== Raw data
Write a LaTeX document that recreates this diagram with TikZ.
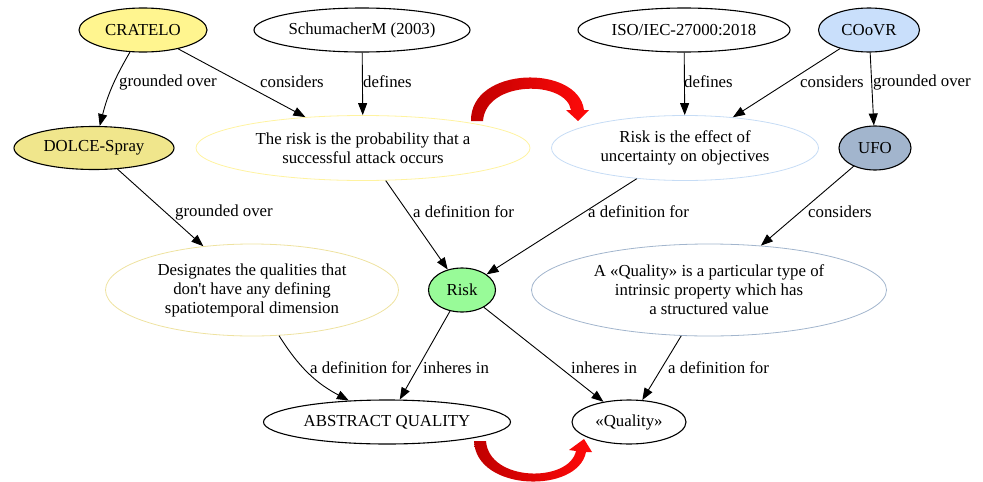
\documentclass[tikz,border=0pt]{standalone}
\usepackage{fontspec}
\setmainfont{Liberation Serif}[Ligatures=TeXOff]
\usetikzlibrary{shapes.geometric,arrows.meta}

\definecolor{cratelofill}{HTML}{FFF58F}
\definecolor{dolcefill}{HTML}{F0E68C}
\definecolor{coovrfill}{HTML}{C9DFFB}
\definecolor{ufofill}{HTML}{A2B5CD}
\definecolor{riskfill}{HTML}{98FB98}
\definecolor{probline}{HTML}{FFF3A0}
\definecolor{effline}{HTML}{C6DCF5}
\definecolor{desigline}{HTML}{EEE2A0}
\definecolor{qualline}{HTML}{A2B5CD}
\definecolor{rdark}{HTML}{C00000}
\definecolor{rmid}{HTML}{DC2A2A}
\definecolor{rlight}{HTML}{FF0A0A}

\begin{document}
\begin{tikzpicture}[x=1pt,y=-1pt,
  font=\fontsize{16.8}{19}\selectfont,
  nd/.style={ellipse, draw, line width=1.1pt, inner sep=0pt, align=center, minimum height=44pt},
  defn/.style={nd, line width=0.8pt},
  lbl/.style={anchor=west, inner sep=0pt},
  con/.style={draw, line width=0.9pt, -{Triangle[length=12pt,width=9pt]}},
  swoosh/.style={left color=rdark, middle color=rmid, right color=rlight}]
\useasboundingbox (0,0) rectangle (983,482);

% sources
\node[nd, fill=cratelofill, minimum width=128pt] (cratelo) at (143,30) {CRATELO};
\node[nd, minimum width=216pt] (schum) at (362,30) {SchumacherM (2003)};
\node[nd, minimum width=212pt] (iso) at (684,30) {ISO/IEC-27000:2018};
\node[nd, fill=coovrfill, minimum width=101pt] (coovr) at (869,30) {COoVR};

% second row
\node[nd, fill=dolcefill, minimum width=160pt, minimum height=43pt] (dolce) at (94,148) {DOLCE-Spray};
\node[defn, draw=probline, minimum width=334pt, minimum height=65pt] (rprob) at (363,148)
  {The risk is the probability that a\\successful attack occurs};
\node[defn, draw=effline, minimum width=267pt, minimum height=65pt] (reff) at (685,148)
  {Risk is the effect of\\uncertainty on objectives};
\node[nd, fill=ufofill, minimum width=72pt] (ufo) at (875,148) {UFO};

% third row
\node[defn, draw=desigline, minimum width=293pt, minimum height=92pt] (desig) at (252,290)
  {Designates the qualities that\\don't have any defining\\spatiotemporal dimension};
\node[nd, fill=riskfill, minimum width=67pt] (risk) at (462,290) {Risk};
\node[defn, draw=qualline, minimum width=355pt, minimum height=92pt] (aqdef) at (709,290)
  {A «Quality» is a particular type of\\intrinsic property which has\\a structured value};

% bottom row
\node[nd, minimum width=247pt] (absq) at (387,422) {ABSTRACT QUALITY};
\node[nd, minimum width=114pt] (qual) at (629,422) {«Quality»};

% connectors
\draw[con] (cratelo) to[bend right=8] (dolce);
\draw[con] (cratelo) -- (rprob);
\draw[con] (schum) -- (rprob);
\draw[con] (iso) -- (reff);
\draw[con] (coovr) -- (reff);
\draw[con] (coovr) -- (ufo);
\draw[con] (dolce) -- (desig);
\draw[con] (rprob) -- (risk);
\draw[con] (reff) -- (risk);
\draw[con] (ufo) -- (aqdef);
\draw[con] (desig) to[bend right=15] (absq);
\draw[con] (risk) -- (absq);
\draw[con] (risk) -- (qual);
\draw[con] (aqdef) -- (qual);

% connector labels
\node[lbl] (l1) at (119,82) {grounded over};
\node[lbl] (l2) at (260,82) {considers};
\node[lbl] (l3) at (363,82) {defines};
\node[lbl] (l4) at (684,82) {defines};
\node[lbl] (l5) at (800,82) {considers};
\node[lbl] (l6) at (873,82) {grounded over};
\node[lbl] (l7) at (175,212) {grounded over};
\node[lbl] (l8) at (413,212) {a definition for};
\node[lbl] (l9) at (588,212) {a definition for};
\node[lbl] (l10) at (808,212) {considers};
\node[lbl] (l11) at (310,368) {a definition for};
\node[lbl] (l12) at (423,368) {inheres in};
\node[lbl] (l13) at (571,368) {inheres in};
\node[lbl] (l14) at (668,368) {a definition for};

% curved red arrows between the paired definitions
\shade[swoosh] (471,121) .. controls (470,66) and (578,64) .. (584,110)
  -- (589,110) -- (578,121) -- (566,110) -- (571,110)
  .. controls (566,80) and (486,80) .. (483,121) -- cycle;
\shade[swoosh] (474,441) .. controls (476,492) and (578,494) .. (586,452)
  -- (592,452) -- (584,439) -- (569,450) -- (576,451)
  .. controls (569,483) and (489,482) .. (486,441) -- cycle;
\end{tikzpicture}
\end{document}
====
Instructions to follow —
Print out the lines exactly, skipping any picture.

Response —
Write a LaTeX document that recreates this diagram with TikZ.
\documentclass[tikz,border=0pt]{standalone}
\usepackage{fontspec}
\setmainfont{Liberation Serif}[Ligatures=TeXOff]
\usetikzlibrary{shapes.geometric,arrows.meta}

\definecolor{cratelofill}{HTML}{FFF58F}
\definecolor{dolcefill}{HTML}{F0E68C}
\definecolor{coovrfill}{HTML}{C9DFFB}
\definecolor{ufofill}{HTML}{A2B5CD}
\definecolor{riskfill}{HTML}{98FB98}
\definecolor{probline}{HTML}{FFF3A0}
\definecolor{effline}{HTML}{C6DCF5}
\definecolor{desigline}{HTML}{EEE2A0}
\definecolor{qualline}{HTML}{A2B5CD}
\definecolor{rdark}{HTML}{C00000}
\definecolor{rmid}{HTML}{DC2A2A}
\definecolor{rlight}{HTML}{FF0A0A}

\begin{document}
\begin{tikzpicture}[x=1pt,y=-1pt,
  font=\fontsize{16.8}{19}\selectfont,
  nd/.style={ellipse, draw, line width=1.1pt, inner sep=0pt, align=center, minimum height=44pt},
  defn/.style={nd, line width=0.8pt},
  lbl/.style={anchor=west, inner sep=0pt},
  con/.style={draw, line width=0.9pt, -{Triangle[length=12pt,width=9pt]}},
  swoosh/.style={left color=rdark, middle color=rmid, right color=rlight}]
\useasboundingbox (0,0) rectangle (983,482);

% sources
\node[nd, fill=cratelofill, minimum width=128pt] (cratelo) at (143,30) {CRATELO};
\node[nd, minimum width=216pt] (schum) at (362,30) {SchumacherM (2003)};
\node[nd, minimum width=212pt] (iso) at (684,30) {ISO/IEC-27000:2018};
\node[nd, fill=coovrfill, minimum width=101pt] (coovr) at (869,30) {COoVR};

% second row
\node[nd, fill=dolcefill, minimum width=160pt, minimum height=43pt] (dolce) at (94,148) {DOLCE-Spray};
\node[defn, draw=probline, minimum width=334pt, minimum height=65pt] (rprob) at (363,148)
  {The risk is the probability that a\\successful attack occurs};
\node[defn, draw=effline, minimum width=267pt, minimum height=65pt] (reff) at (685,148)
  {Risk is the effect of\\uncertainty on objectives};
\node[nd, fill=ufofill, minimum width=72pt] (ufo) at (875,148) {UFO};

% third row
\node[defn, draw=desigline, minimum width=293pt, minimum height=92pt] (desig) at (252,290)
  {Designates the qualities that\\don't have any defining\\spatiotemporal dimension};
\node[nd, fill=riskfill, minimum width=67pt] (risk) at (462,290) {Risk};
\node[defn, draw=qualline, minimum width=355pt, minimum height=92pt] (aqdef) at (709,290)
  {A «Quality» is a particular type of\\intrinsic property which has\\a structured value};

% bottom row
\node[nd, minimum width=247pt] (absq) at (387,422) {ABSTRACT QUALITY};
\node[nd, minimum width=114pt] (qual) at (629,422) {«Quality»};

% connectors
\draw[con] (cratelo) to[bend right=8] (dolce);
\draw[con] (cratelo) -- (rprob);
\draw[con] (schum) -- (rprob);
\draw[con] (iso) -- (reff);
\draw[con] (coovr) -- (reff);
\draw[con] (coovr) -- (ufo);
\draw[con] (dolce) -- (desig);
\draw[con] (rprob) -- (risk);
\draw[con] (reff) -- (risk);
\draw[con] (ufo) -- (aqdef);
\draw[con] (desig) to[bend right=15] (absq);
\draw[con] (risk) -- (absq);
\draw[con] (risk) -- (qual);
\draw[con] (aqdef) -- (qual);

% connector labels
\node[lbl] (l1) at (119,82) {grounded over};
\node[lbl] (l2) at (260,82) {considers};
\node[lbl] (l3) at (363,82) {defines};
\node[lbl] (l4) at (684,82) {defines};
\node[lbl] (l5) at (800,82) {considers};
\node[lbl] (l6) at (873,82) {grounded over};
\node[lbl] (l7) at (175,212) {grounded over};
\node[lbl] (l8) at (413,212) {a definition for};
\node[lbl] (l9) at (588,212) {a definition for};
\node[lbl] (l10) at (808,212) {considers};
\node[lbl] (l11) at (310,368) {a definition for};
\node[lbl] (l12) at (423,368) {inheres in};
\node[lbl] (l13) at (571,368) {inheres in};
\node[lbl] (l14) at (668,368) {a definition for};

% curved red arrows between the paired definitions
\shade[swoosh] (471,121) .. controls (470,66) and (578,64) .. (584,110)
  -- (589,110) -- (578,121) -- (566,110) -- (571,110)
  .. controls (566,80) and (486,80) .. (483,121) -- cycle;
\shade[swoosh] (474,441) .. controls (476,492) and (578,494) .. (586,452)
  -- (592,452) -- (584,439) -- (569,450) -- (576,451)
  .. controls (569,483) and (489,482) .. (486,441) -- cycle;
\end{tikzpicture}
\end{document}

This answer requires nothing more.